Criticism and Heresy

The Gregorian reform movement contributed to dissatisfaction with the church among townspeople as well as monarchs. Papal moves against simony, for example, led to widespread concern about the role of money in the church. Papal efforts to improve the sexual morality of the clergy led some laypersons to assume they could, and indeed should, remove priests for any type of immorality.

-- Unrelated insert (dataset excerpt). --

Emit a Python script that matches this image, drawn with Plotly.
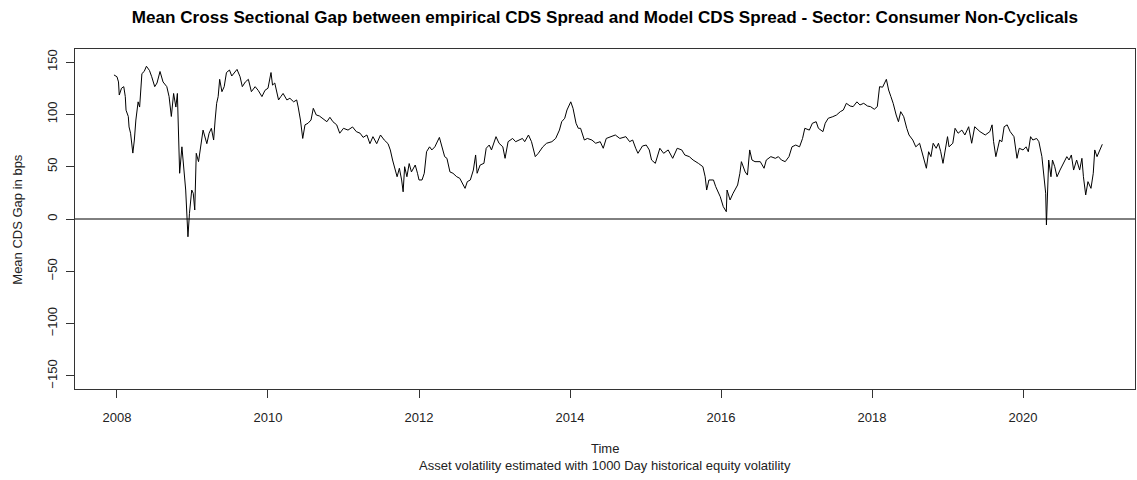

Criticism of the church emerged in many places but found its largest audience in the cities, where the contrast between wealth and poverty could be seen more acutely. In northern Italian towns, the monk Arnold of Brescia (BREH-shah) (ca. 1090–1155) denounced clerical wealth. In France, Peter Waldo (ca. 1140–ca. 1218), a rich merchant of the city of Lyons, gave his money to the poor and preached that only prayers, not sacraments, were needed for salvation. The Waldensians (wawl-DEHN-shuhnz) — as Peter’s followers were called — bitterly attacked the sacraments and church hierarchy, and they carried these ideas across Europe. In the towns and cities of southern France, the Albigensians (al-buh-JEHN-see-uhns), also known as the Cathars, used the teachings of Jesus about the evils of material goods to call for the church to give up its property. People who rejected worldly things, not wealthy bishops or the papacy, should be the religious leaders.

Critical of the clergy and spiritually unfulfilled, townspeople joined the Waldensians and the Albigensians. The papacy denounced supporters of both movements as heretics and began extensive campaigns to wipe them out. In 1208, Pope Innocent III proclaimed a crusade against the Albigensians, and the French monarchy and northern French knights willingly joined in, eager to gain the lands and wealth of southern French cities. After years of fighting, the leaders agreed to terms of peace, which left the French monarchy the primary beneficiary. Later popes sent inquisitors with the power to seek out and eliminate the remaining heretics.